Understanding this changes the idea of man as leader or head of a household from oppression and dominance to one of roles for structure and stability.  The man isn't a head of the house in order to be in power, but in order to serve and build a family.  Someone is going to lead that house, one way or another.  Men are innately better at the role in most cases - and it could be argued that in all cases the man leads, either by bad or good example.  This isn't about men being better, its about the office they hold.  This isn't about women being inferior, but about the office they hold.  Headship is about organization and structure, not oppression or superiority.
This concept of office and role playing affects all parts of life.  It changes growing up and older from one of loss and misery to one of wisdom and experience.  Your boss isn't a better person, merely the person in the role or office of being in a management position.  The president isn't a superior person, merely someone serving in the office temporarily.
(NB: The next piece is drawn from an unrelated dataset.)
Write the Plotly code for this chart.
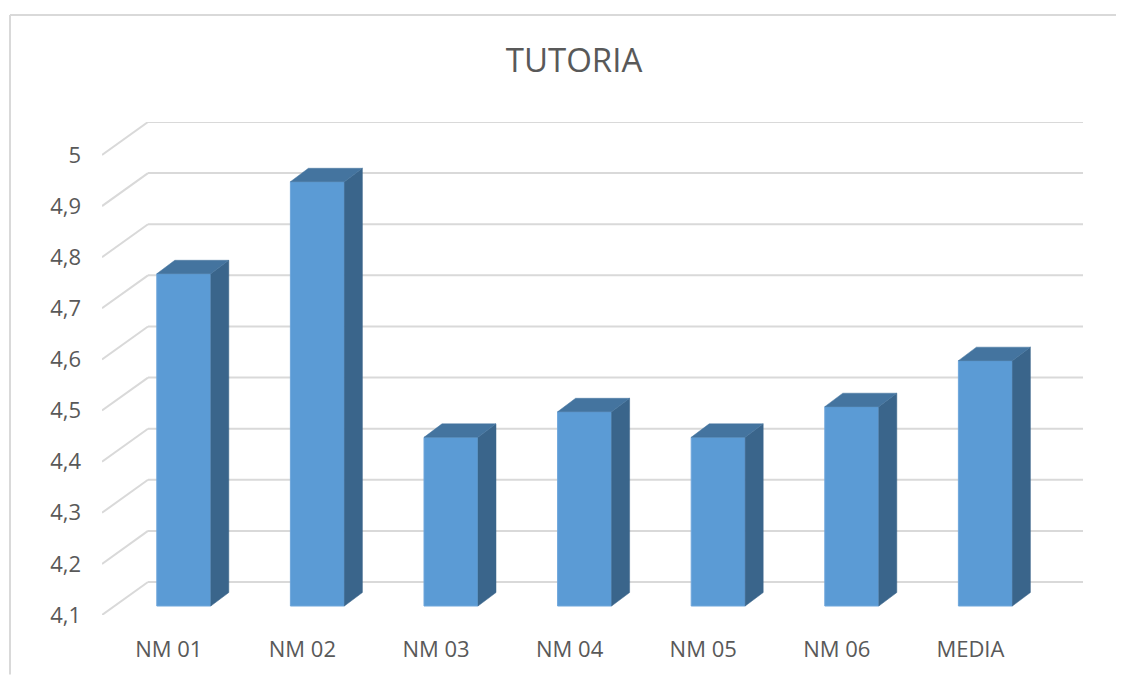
"""TUTORIA: 3D-look column chart drawn on a flat Plotly axis."""

import plotly.graph_objects as go

categories = ["NM 01", "NM 02", "NM 03", "NM 04", "NM 05", "NM 06", "MEDIA"]
values = [4.75, 4.93, 4.43, 4.48, 4.43, 4.49, 4.58]
y_ticks = [4.1, 4.2, 4.3, 4.4, 4.5, 4.6, 4.7, 4.8, 4.9, 5.0]
y_labels = ["4,1", "4,2", "4,3", "4,4", "4,5", "4,6", "4,7", "4,8", "4,9", "5"]

# the page body has an 8px margin, so the figure is 8px smaller than the window
PAGE = 8
WIDTH, HEIGHT = 1124 - PAGE, 675 - PAGE
LEFT, RIGHT, TOP, BOTTOM = 102 - PAGE, 1083 - PAGE, 122 - PAGE, 615.5 - PAGE
X_UNIT = 133.6   # px per category
Y_UNIT = 511.7   # px per value unit

# floor depth, bar offset from the front plane, bar depth (axis units)
WALL_DX, WALL_DY = 46 / X_UNIT, 33 / Y_UNIT
BAR_DX, BAR_DY = 15 / X_UNIT, 9 / Y_UNIT
SIDE_DX, SIDE_DY = 18 / X_UNIT, 13.5 / Y_UNIT
BAR_W = 54 / X_UNIT

FRONT, SIDE, LID = "#5b9bd5", "#3a658b", "#44749f"
GRID, TEXT = "#d9d9d9", "#595959"
FONT = "Open Sans"

x_lo = -0.5
x_hi = x_lo + (RIGHT - LEFT) / X_UNIT
y_lo = y_ticks[0]
y_hi = y_ticks[-1] + WALL_DY

fig = go.Figure()

xs = list(range(len(categories)))
fig.add_trace(go.Bar(
    x=[i + BAR_DX for i in xs],
    y=[v - y_lo for v in values],
    base=y_lo + BAR_DY, width=BAR_W,
    marker=dict(color=FRONT, line=dict(color="#6ea6db", width=1)),
    showlegend=False, hoverinfo="skip",
))

for i, v in zip(xs, values):
    x0 = i + BAR_DX - BAR_W / 2
    x1 = i + BAR_DX + BAR_W / 2
    base = y_lo + BAR_DY
    top = v + BAR_DY
    fig.add_trace(go.Scatter(
        x=[x1, x1 + SIDE_DX, x1 + SIDE_DX, x1, x1],
        y=[base, base + SIDE_DY, top + SIDE_DY, top, base],
        mode="lines", fill="toself", fillcolor=SIDE,
        line=dict(color=SIDE, width=0.5), showlegend=False, hoverinfo="skip",
    ))
    fig.add_trace(go.Scatter(
        x=[x0, x1, x1 + SIDE_DX, x0 + SIDE_DX, x0],
        y=[top, top, top + SIDE_DY, top + SIDE_DY, top],
        mode="lines", fill="toself", fillcolor=LID,
        line=dict(color=LID, width=0.5), showlegend=False, hoverinfo="skip",
    ))

shapes = []
for t in y_ticks:
    # side wall diagonal, then the back wall line
    shapes.append(dict(type="line", xref="x", yref="y", layer="below",
                       x0=x_lo, y0=t, x1=x_lo + WALL_DX, y1=t + WALL_DY,
                       line=dict(color=GRID, width=2)))
    shapes.append(dict(type="line", xref="x", yref="y", layer="below",
                       x0=x_lo + WALL_DX, y0=t + WALL_DY, x1=x_hi, y1=t + WALL_DY,
                       line=dict(color=GRID, width=2)))

# outer chart frame, only its top and left edges are in the picture
px_w, px_h = RIGHT - LEFT, BOTTOM - TOP
fx = (10 - PAGE - LEFT) / px_w
fy = (BOTTOM - (15 - PAGE)) / px_h
shapes.append(dict(type="line", xref="paper", yref="paper", layer="below",
                   x0=fx, y0=fy, x1=(WIDTH - LEFT) / px_w, y1=fy,
                   line=dict(color=GRID, width=2)))
shapes.append(dict(type="line", xref="paper", yref="paper", layer="below",
                   x0=fx, y0=fy, x1=fx, y1=(BOTTOM - HEIGHT) / px_h,
                   line=dict(color=GRID, width=2)))

fig.update_layout(
    width=WIDTH, height=HEIGHT,
    autosize=False,
    margin=dict(l=LEFT, r=WIDTH - RIGHT, t=TOP, b=HEIGHT - BOTTOM, pad=0),
    paper_bgcolor="white", plot_bgcolor="rgba(0,0,0,0)",
    title=dict(text="TUTORIA", x=(574 - PAGE) / WIDTH, xanchor="center",
               y=1 - (60 - PAGE) / HEIGHT,
               yanchor="middle", font=dict(family=FONT, size=33, color=TEXT)),
    font=dict(family=FONT, color=TEXT),
    showlegend=False,
    shapes=shapes,
    xaxis=dict(range=[x_lo, x_hi], tickvals=xs, ticktext=categories,
               showgrid=False, zeroline=False, showline=False, ticks="",
               ticklabelstandoff=19, tickfont=dict(size=22, color=TEXT)),
    yaxis=dict(range=[y_lo, y_hi], tickvals=y_ticks, ticktext=y_labels,
               showgrid=False, zeroline=False, showline=False, ticks="",
               ticklabelstandoff=20, tickfont=dict(size=22, color=TEXT)),
)

fig.write_html("out.html")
Understanding this changes many things you see in life, especially your own role.
Because if you know the role you play is about service and taking the position of something for the good of others and society rather than what you gain or some greatness in yourself, then your entire attitude changes.  Imagine if congressmen thought of themselves as citizens serving in a role rather than men and women of higher stature by nature?  Imagine if men thought of themselves as servants and protectors of wives rather than dominators and rulers.  Imagine a society where the roles we play were about a part, rather than our worth and nature.
Surely that would be a better place to live.